▶ [Brief] Starting with the first line of the data below, copy each line up to and including the one containing "const line = d3.line().x(d". Pictures stay out.

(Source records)

▶

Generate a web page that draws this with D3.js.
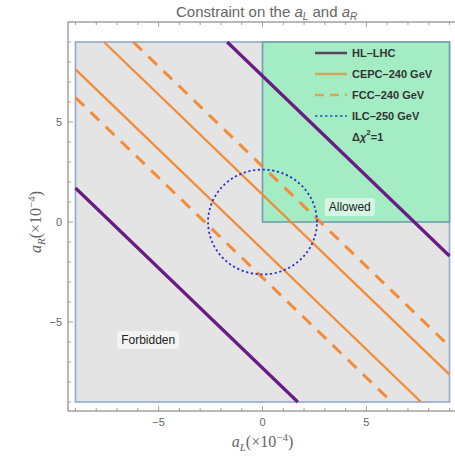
<!DOCTYPE html>
<html>
<head>
<meta charset="utf-8">
<script src="https://cdn.jsdelivr.net/npm/d3@7"></script>
<style>
  html, body { margin: 0; padding: 0; background: #fff; }
  svg { display: block; }
</style>
</head>
<body>
<svg id="chart" width="455" height="456"></svg>
<script>
// Bands are straight lines a_L + a_R = c (units of 1e-4)
const hlLhcOffsets = [7.3, -7.3];
const cepcOffsets = [1.37, -1.37];
const fccOffsets = [2.78, -2.78];
const ilcRadius = [2.62];
const regionBounds = [-9, 9];
const xTicks = [-5, 0, 5];
const yTicks = [-5, 0, 5];
const legendNames = ["HL\u2013LHC", "CEPC\u2013240 GeV", "FCC\u2013240 GeV", "ILC\u2013250 GeV"];

const svg = d3.select("#chart");
const x = d3.scaleLinear().domain([-9.36, 9.36]).range([68, 457]);
const y = d3.scaleLinear().domain([-9.45, 10]).range([411, 22]);

const [lo, hi] = regionBounds;

// forbidden background
svg.append("rect")
  .attr("x", x(lo)).attr("y", y(hi))
  .attr("width", x(hi) - x(lo)).attr("height", y(lo) - y(hi))
  .attr("fill", "#e4e4e4").attr("stroke", "#8fa9cf").attr("stroke-width", 1.6);

// allowed quadrant
svg.append("rect")
  .attr("x", x(0)).attr("y", y(hi))
  .attr("width", x(hi) - x(0)).attr("height", y(0) - y(hi))
  .attr("fill", "#a4ecc4").attr("stroke", "#6f9fb0").attr("stroke-width", 1.6);

const plot = svg.append("g");

function bandLine(c) {
  const x0 = Math.max(lo, c - hi), x1 = Math.min(hi, c - lo);
  return [[x0, c - x0], [x1, c - x1]];
}
const line = d3.line().x(d => x(d[0])).y(d => y(d[1]));

cepcOffsets.forEach(c => plot.append("path").attr("d", line(bandLine(c)))
  .attr("fill", "none").attr("stroke", "#f28c38").attr("stroke-width", 2.3));
fccOffsets.forEach(c => plot.append("path").attr("d", line(bandLine(c)))
  .attr("fill", "none").attr("stroke", "#f28c38").attr("stroke-width", 3)
  .attr("stroke-dasharray", "12,9"));
hlLhcOffsets.forEach(c => plot.append("path").attr("d", line(bandLine(c)))
  .attr("fill", "none").attr("stroke", "#6a1b85").attr("stroke-width", 3.2));

// ILC circle
const circlePts = d3.range(0, 361, 2).map(a => [ilcRadius[0] * Math.cos(a * Math.PI / 180), ilcRadius[0] * Math.sin(a * Math.PI / 180)]);
plot.append("path").attr("d", line(circlePts))
  .attr("fill", "none").attr("stroke", "#2b2fd0").attr("stroke-width", 1.8)
  .attr("stroke-dasharray", "2.2,2.6");

// region labels
function boxLabel(txt, cx, cy) {
  const g = svg.append("g");
  const t = g.append("text").attr("x", cx).attr("y", cy)
    .attr("text-anchor", "middle").attr("dominant-baseline", "central")
    .attr("font-family", "Liberation Sans, Arial, sans-serif").attr("font-size", 12)
    .attr("fill", "#222").text(txt);
  const b = t.node().getBBox();
  g.insert("rect", "text").attr("x", b.x - 4).attr("y", b.y - 2)
    .attr("width", b.width + 8).attr("height", b.height + 4)
    .attr("rx", 3).attr("fill", "#fff").attr("fill-opacity", 0.55);
}
boxLabel("Allowed", x(4.2), y(0.75));
boxLabel("Forbidden", x(-5.5), y(-5.9));

// frame
const frame = svg.append("g").attr("stroke", "#8a8a8a").attr("fill", "none");
frame.append("rect").attr("x", x(-9.36)).attr("y", y(10)).attr("width", x(9.36) - x(-9.36)).attr("height", y(-9.45) - y(10))
  .attr("stroke-width", 1.2);

// ticks (inward), major and minor
const minorX = d3.range(-9, 10, 1);
const minorY = d3.range(-9, 10, 1);
minorX.forEach(v => {
  const len = xTicks.includes(v) ? 5 : 3;
  frame.append("line").attr("x1", x(v)).attr("x2", x(v)).attr("y1", y(-9.45)).attr("y2", y(-9.45) - len).attr("stroke-width", 0.8);
  frame.append("line").attr("x1", x(v)).attr("x2", x(v)).attr("y1", y(10)).attr("y2", y(10) + len).attr("stroke-width", 0.8);
});
minorY.forEach(v => {
  const len = yTicks.includes(v) ? 5 : 3;
  frame.append("line").attr("y1", y(v)).attr("y2", y(v)).attr("x1", x(-9.36)).attr("x2", x(-9.36) + len).attr("stroke-width", 0.8);
});

const fmt = v => v < 0 ? "\u2212" + Math.abs(v) : String(v);
svg.append("g").selectAll("text").data(xTicks).join("text")
  .attr("x", d => x(d)).attr("y", 426).attr("text-anchor", "middle")
  .attr("font-family", "Liberation Sans, Arial, sans-serif").attr("font-size", 11).attr("fill", "#666")
  .text(fmt);
svg.append("g").selectAll("text").data(yTicks).join("text")
  .attr("x", 62).attr("y", d => y(d)).attr("text-anchor", "end").attr("dominant-baseline", "central")
  .attr("font-family", "Liberation Sans, Arial, sans-serif").attr("font-size", 11).attr("fill", "#666")
  .text(fmt);

// axis titles
const xl = svg.append("text").attr("x", x(0)).attr("y", 447).attr("text-anchor", "middle")
  .attr("font-family", "Liberation Serif, Times New Roman, serif").attr("font-size", 16).attr("fill", "#666");
xl.append("tspan").attr("font-style", "italic").text("a");
xl.append("tspan").attr("font-style", "italic").attr("font-size", 11).attr("dy", 4).text("L");
xl.append("tspan").attr("dy", -4).text("(\u00d710");
xl.append("tspan").attr("font-size", 11).attr("dy", -6).text("\u22124");
xl.append("tspan").attr("dy", 6).text(")");

const yl = svg.append("text").attr("transform", `translate(41,${y(0)}) rotate(-90)`).attr("text-anchor", "middle")
  .attr("font-family", "Liberation Serif, Times New Roman, serif").attr("font-size", 16).attr("fill", "#666");
yl.append("tspan").attr("font-style", "italic").text("a");
yl.append("tspan").attr("font-style", "italic").attr("font-size", 11).attr("dy", 4).text("R");
yl.append("tspan").attr("dy", -4).text("(\u00d710");
yl.append("tspan").attr("font-size", 11).attr("dy", -6).text("\u22124");
yl.append("tspan").attr("dy", 6).text(")");

// title
const title = svg.append("text").attr("x", x(0.2)).attr("y", 17).attr("text-anchor", "middle")
  .attr("font-family", "Liberation Sans, Arial, sans-serif").attr("font-size", 15).attr("fill", "#666");
title.append("tspan").text("Constraint on the ");
title.append("tspan").attr("font-style", "italic").text("a");
title.append("tspan").attr("font-style", "italic").attr("font-size", 10).attr("dy", 3).text("L");
title.append("tspan").attr("dy", -3).text(" and ");
title.append("tspan").attr("font-style", "italic").text("a");
title.append("tspan").attr("font-style", "italic").attr("font-size", 10).attr("dy", 3).text("R");

// legend
const legendColors = ["#57465f", "#cfa95a", "#cfa95a", "#3f7fc8"];
const legendDash = [null, null, "9,6", "2.5,2.5"];
const lg = svg.append("g");
const ly0 = 53, lstep = 21;
legendNames.forEach((name, i) => {
  const yy = ly0 + i * lstep;
  lg.append("line").attr("x1", 315).attr("x2", 347).attr("y1", yy).attr("y2", yy)
    .attr("stroke", legendColors[i]).attr("stroke-width", i === 3 ? 1.8 : 2.5)
    .attr("stroke-dasharray", legendDash[i]);
  lg.append("text").attr("x", 352).attr("y", yy).attr("dominant-baseline", "central")
    .attr("font-family", "Liberation Sans, Arial, sans-serif").attr("font-size", 11)
    .attr("font-weight", "bold").attr("fill", "#333").text(name);
});
const chi = lg.append("text").attr("x", 352).attr("y", ly0 + 4 * lstep).attr("dominant-baseline", "central")
  .attr("font-family", "Liberation Sans, Arial, sans-serif").attr("font-size", 11)
  .attr("font-weight", "bold").attr("fill", "#333");
chi.append("tspan").text("\u0394");
chi.append("tspan").attr("font-style", "italic").text("\u03c7");
chi.append("tspan").attr("font-size", 8).attr("dy", -5).text("2");
chi.append("tspan").attr("dy", 5).text("=1");
</script>
</body>
</html>
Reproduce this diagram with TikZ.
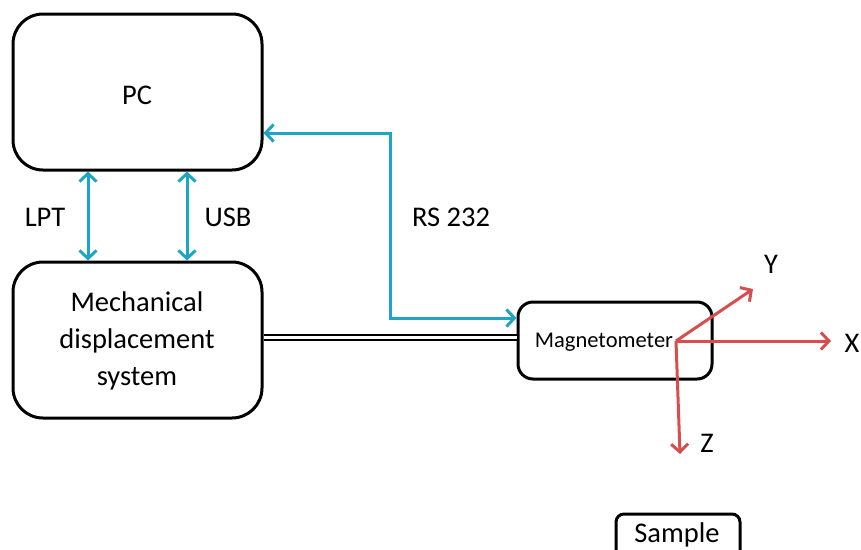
\documentclass[tikz,border=0pt]{standalone}
\usepackage{fontspec}
\setmainfont{Carlito}
\usetikzlibrary{arrows.meta}
\definecolor{linkcyan}{RGB}{30,165,195}
\definecolor{axisred}{RGB}{215,78,78}
\begin{document}
\begin{tikzpicture}[x=1pt,y=-1pt,
  box/.style={draw=black,line width=3pt,rounded corners=#1,inner sep=0pt},
  box/.default=30pt,
  txt/.style={font=\fontsize{28.5}{37}\selectfont,inner sep=0pt,align=center},
  small/.style={font=\fontsize{22.5}{26}\selectfont,inner sep=0pt},
  tip/.style={Straight Barb[length=8pt,width=17pt]},
  link/.style={draw=linkcyan,line width=3pt,{Straight Barb[length=8pt,width=17pt]}-{Straight Barb[length=8pt,width=17pt]}},
  axis/.style={draw=axisred,line width=3pt,-{Straight Barb[length=8pt,width=17pt]}}]
  \useasboundingbox (0,0) rectangle (861,549);
  % main boxes
  \node[box,minimum width=249pt,minimum height=156pt] (pc) at (137.5,92) {};
  \node[txt] (pctext) at (137,95) {PC};
  \node[box,minimum width=249pt,minimum height=156pt] (mech) at (137.5,340) {};
  \node[txt] (mechtext) at (137,341) {Mechanical\\displacement\\system};
  \node[box=15pt,minimum width=194pt,minimum height=77pt] (mag) at (615,340.5) {};
  \node[small] (magtext) at (604,342) {Magnetometer};
  \node[box=8pt,minimum width=124pt,minimum height=46pt] (sample) at (678,537) {};
  \node[txt] (sampletext) at (677,535) {Sample};
  % interface links
  \coordinate (lpt) at (88,0);
  \coordinate (usb) at (187,0);
  \draw[link] (pc.south -| lpt) -- (mech.north -| lpt);
  \draw[link] (pc.south -| usb) -- (mech.north -| usb);
  \coordinate (rstop) at (390,133);
  \coordinate (rsbot) at (390,318);
  \draw[link,rounded corners=0pt] (pc.east |- rstop) -- (rstop) -- (rsbot) -- (mag.west |- rsbot);
  \node[txt] (lptlabel) at (45,217) {LPT};
  \node[txt] (usblabel) at (228,217) {USB};
  \node[txt] (rslabel) at (451,217) {RS 232};
  % mechanical coupling
  \coordinate (shaft) at (0,337.5);
  \draw[black,line width=2pt,double=white,double distance=2.8pt] (mech.east |- shaft) -- (mag.west |- shaft);
  % sensor axes
  \coordinate (o) at (676,341);
  \coordinate (xtip) at (831,341);
  \coordinate (ytip) at (753,289);
  \coordinate (ztip) at (680,454);
  \draw[axis] (o) -- (xtip);
  \draw[axis] (o) -- (ytip);
  \draw[axis] (o) -- (ztip);
  \node[txt] (xlabel) at (852,343) {X};
  \node[txt] (ylabel) at (771,264) {Y};
  \node[txt] (zlabel) at (707,443) {Z};
\end{tikzpicture}
\end{document}
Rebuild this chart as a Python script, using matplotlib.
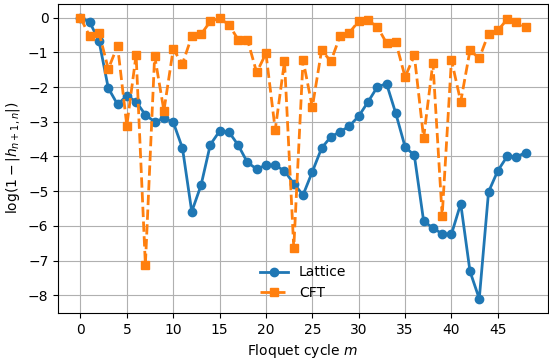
import numpy as np
import matplotlib
matplotlib.use('Agg')
import matplotlib.pyplot as plt

# log-fidelity per Floquet cycle, lattice simulation vs CFT prediction
cycles = np.arange(49)
lattice = [0.0, -0.13, -0.67, -2.03, -2.50, -2.25, -2.42, -2.80, -3.00, -2.90,
           -3.01, -3.76, -5.59, -4.83, -3.66, -3.27, -3.29, -3.67, -4.17, -4.36,
           -4.25, -4.25, -4.42, -4.78, -5.11, -4.44, -3.76, -3.43, -3.29, -3.12,
           -2.84, -2.43, -2.00, -1.90, -2.76, -3.72, -3.97, -5.86, -6.06, -6.23,
           -6.24, -5.36, -7.31, -8.10, -5.02, -4.41, -4.00, -4.01, -3.89]
cft = [0.0, -0.54, -0.43, -1.48, -0.81, -3.11, -1.07, -7.12, -1.10, -2.68,
       -0.91, -1.33, -0.54, -0.48, -0.11, -0.02, -0.20, -0.63, -0.63, -1.58,
       -1.03, -3.23, -1.26, -6.63, -1.22, -2.58, -0.94, -1.26, -0.52, -0.43,
       -0.10, -0.08, -0.26, -0.73, -0.70, -1.71, -1.09, -3.47, -1.30, -5.71,
       -1.22, -2.42, -0.94, -1.17, -0.46, -0.37, -0.05, -0.12, -0.28]

fig, ax = plt.subplots(figsize=(5.49, 3.6), dpi=100)
ax.plot(cycles, lattice, 'o-', lw=2, ms=6, color='tab:blue', label='Lattice')
ax.plot(cycles, cft, 's--', lw=2, ms=6, color='tab:orange', label='CFT')

ax.set_xticks(np.arange(0, 50, 5))
ax.set_yticks(np.arange(-8, 1, 1))
ax.grid(True)
ax.set_xlabel('Floquet cycle $m$')
ax.set_ylabel(r'$\log(1-|h_{n+1,n}|)$')
ax.legend(loc='lower center', frameon=False)

fig.subplots_adjust(left=0.106, right=0.998, top=0.99, bottom=0.131)
fig.savefig('out.png')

◀

▶ [Result for this exercise]
Generate a web page that draws this with D3.js.
<!DOCTYPE html>
<html>
<head>
<meta charset="utf-8">
<script src="https://cdn.jsdelivr.net/npm/d3@7"></script>
<style>
  html, body { margin: 0; padding: 0; background: #fff; }
  svg { display: block; }
</style>
</head>
<body>
<svg id="chart" width="455" height="456"></svg>
<script>
// Bands are straight lines a_L + a_R = c (units of 1e-4)
const hlLhcOffsets = [7.3, -7.3];
const cepcOffsets = [1.37, -1.37];
const fccOffsets = [2.78, -2.78];
const ilcRadius = [2.62];
const regionBounds = [-9, 9];
const xTicks = [-5, 0, 5];
const yTicks = [-5, 0, 5];
const legendNames = ["HL\u2013LHC", "CEPC\u2013240 GeV", "FCC\u2013240 GeV", "ILC\u2013250 GeV"];

const svg = d3.select("#chart");
const x = d3.scaleLinear().domain([-9.36, 9.36]).range([68, 457]);
const y = d3.scaleLinear().domain([-9.45, 10]).range([411, 22]);

const [lo, hi] = regionBounds;

// forbidden background
svg.append("rect")
  .attr("x", x(lo)).attr("y", y(hi))
  .attr("width", x(hi) - x(lo)).attr("height", y(lo) - y(hi))
  .attr("fill", "#e4e4e4").attr("stroke", "#8fa9cf").attr("stroke-width", 1.6);

// allowed quadrant
svg.append("rect")
  .attr("x", x(0)).attr("y", y(hi))
  .attr("width", x(hi) - x(0)).attr("height", y(0) - y(hi))
  .attr("fill", "#a4ecc4").attr("stroke", "#6f9fb0").attr("stroke-width", 1.6);

const plot = svg.append("g");

function bandLine(c) {
  const x0 = Math.max(lo, c - hi), x1 = Math.min(hi, c - lo);
  return [[x0, c - x0], [x1, c - x1]];
}
const line = d3.line().x(d => x(d[0])).y(d => y(d[1]));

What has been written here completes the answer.